Carretera Interoceánica or Estrada do Pacífico, this is how it is called. The route which connects the Pacific to the Atlantic – a project which was on the drawing boards for decades – was finally completed at the end of 2010, for a total cost of 2.8 billion dollars.
I guess initially was aimed at being an alternative to the Panama canal, but if you take into account that a Panamax vessel can carry up to 2,500 containers (the long 40-ft ones) and you imagine 2,500 trucks crawling to 4,700 meters for more than 5,000 km it does not really add up. On the Brazilian side, the intention seems to be to enable shipping of the massive soy production of the states of Rondonia and Mato Grosso (Mato Grosso alone produces some 23 million tons of soy each year).
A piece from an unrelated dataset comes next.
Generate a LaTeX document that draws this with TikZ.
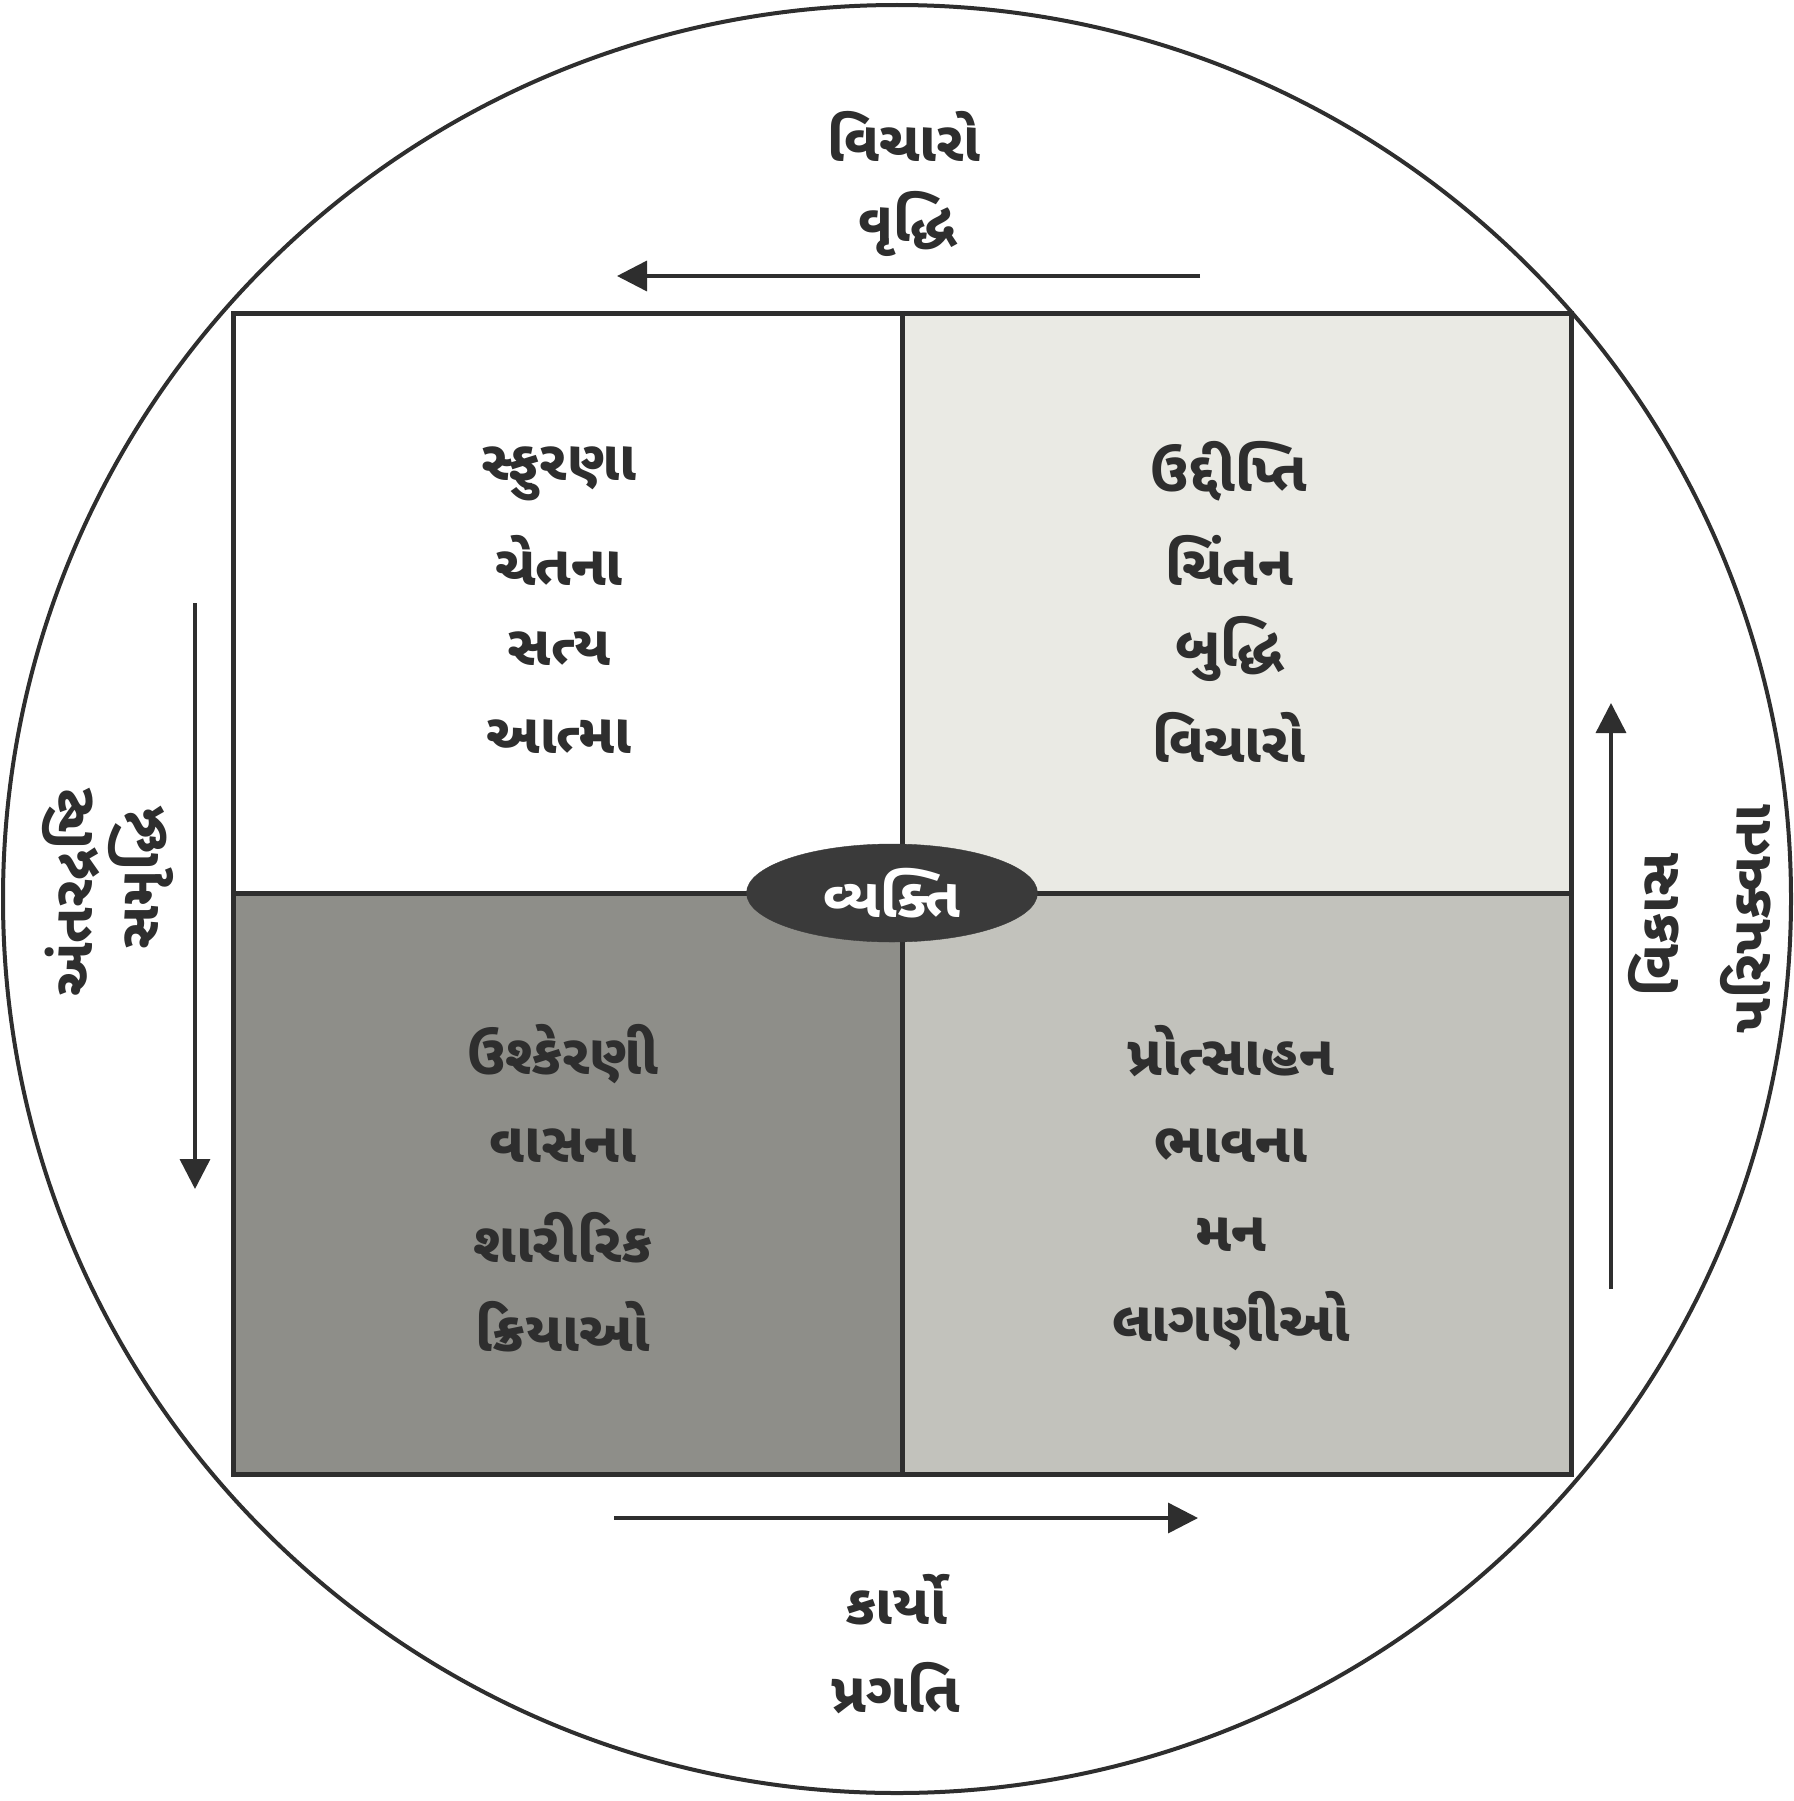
\documentclass[tikz,border=0pt]{standalone}
\usepackage{fontspec}
\newfontfamily\guj[Script=Gujarati]{Noto Sans Gujarati UI}
\usetikzlibrary{arrows.meta,shapes.geometric}
\definecolor{ink}{HTML}{2E2E2E}
\definecolor{qtr}{HTML}{EAEAE4}
\definecolor{qbr}{HTML}{C2C2BC}
\definecolor{qbl}{HTML}{8E8E89}
\definecolor{ovalc}{HTML}{3A3A3A}
\tikzset{
  lbl/.style={font=\guj\bfseries\fontsize{56}{66}\selectfont, text=ink, inner sep=0pt},
  qlbl/.style={lbl, align=center},
  arr/.style={draw=ink, line width=3.5pt, -{Triangle[length=30pt,width=30pt]}},
  box/.style={draw=ink, line width=5pt},
}
\begin{document}
\begin{tikzpicture}[x=1pt,y=-1pt]
\useasboundingbox (0,0) rectangle (1793,1801);
\fill[white] (0,0) rectangle (1793,1801);
% quadrants
\fill[qtr] (902,313) rectangle (1571,893);
\fill[qbr] (902,893) rectangle (1571,1474);
\fill[qbl] (233,893) rectangle (902,1474);
\draw[box] (233,313) rectangle (1571,1474);
\draw[box] (902,313) -- (902,1474);
\draw[box] (233,893) -- (1571,893);
% circle
\node[draw=ink, line width=4pt, circle, minimum size=1788pt, inner sep=0pt] (circ) at (897,899) {};
% centre oval
\node[ellipse, fill=ovalc, draw=ovalc, minimum width=291pt, minimum height=98pt, inner sep=0pt,
      font=\guj\bfseries\fontsize{55}{66}\selectfont, text=white] (vyakti) at (892,893) {વ્યક્તિ};
% quadrant texts
\node[qlbl] (tl1) at (559,474) {સ્ફુરણા};
\node[qlbl] (tl2) at (559,560) {ચેતના};
\node[qlbl] (tl3) at (559,649) {સત્ય};
\node[qlbl] (tl4) at (559,737) {આત્મા};
\node[qlbl] (tr1) at (1229,471) {ઉદ્દીપ્તિ};
\node[qlbl] (tr2) at (1229,560) {ચિંતન};
\node[qlbl] (tr3) at (1229,649) {બુદ્ધિ};
\node[qlbl] (tr4) at (1229,737) {વિચારો};
\node[qlbl] (bl1) at (563,1054) {ઉશ્કેરણી};
\node[qlbl] (bl2) at (563,1146) {વાસના};
\node[qlbl] (bl3) at (563,1238) {શારીરિક};
\node[qlbl] (bl4) at (563,1327) {ક્રિયાઓ};
\node[qlbl] (br1) at (1231,1051) {પ્રોત્સાહન};
\node[qlbl] (br2) at (1231,1146) {ભાવના};
\node[qlbl] (br3) at (1231,1235) {મન};
\node[qlbl] (br4) at (1231,1321) {લાગણીઓ};
% outer labels
\node[lbl] (top1) at (904,136) {વિચારો};
\node[lbl] (top2) at (907,224) {વૃદ્ધિ};
\node[lbl] (bot1) at (896,1600) {કાર્યો};
\node[lbl] (bot2) at (896,1688) {પ્રગતિ};
\node[lbl, rotate=90] (lft1) at (71,893) {અંતરદ્રષ્ટિ};
\node[lbl, rotate=90] (lft2) at (141,879) {સમૃદ્ધિ};
\node[lbl, rotate=90] (rgt1) at (1654,925) {વિકાસ};
\node[lbl, rotate=90] (rgt2) at (1746,919) {પરિપક્વતા};
% arrows
\coordinate (ta) at (1200,276); \coordinate (tb) at (617,276);
\coordinate (ba) at (614,1518); \coordinate (bb) at (1198,1518);
\coordinate (la) at (195,603); \coordinate (lb) at (195,1189);
\coordinate (ra) at (1611,1289); \coordinate (rb) at (1611,703);
\draw[arr] (ta) -- (tb);
\draw[arr] (ba) -- (bb);
\draw[arr] (la) -- (lb);
\draw[arr] (ra) -- (rb);
\end{tikzpicture}
\end{document}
As it cuts right through the Amazon, there is also a lot of criticism for the route, due to its environmental impact. Hailed as an economic lifeline, it seems that its positive effects on the life of communities it passes remain to be seen (maybe because all of these, the route is lately promoted as a tourist destination). One of my reasons to ride on this route is to observe first-hand the impact the Interoceanic Highway has on nature, communities and economic activities along its course.
During my ride I will cross three major geographical areas: desert, high mountains and jungle. The route is a bit more than 5,500 km long, the highest point is at 4,725 m and the accumulated ascent is more than 20,000 vertical meters. In order to make this more palatable, I broke it down to days.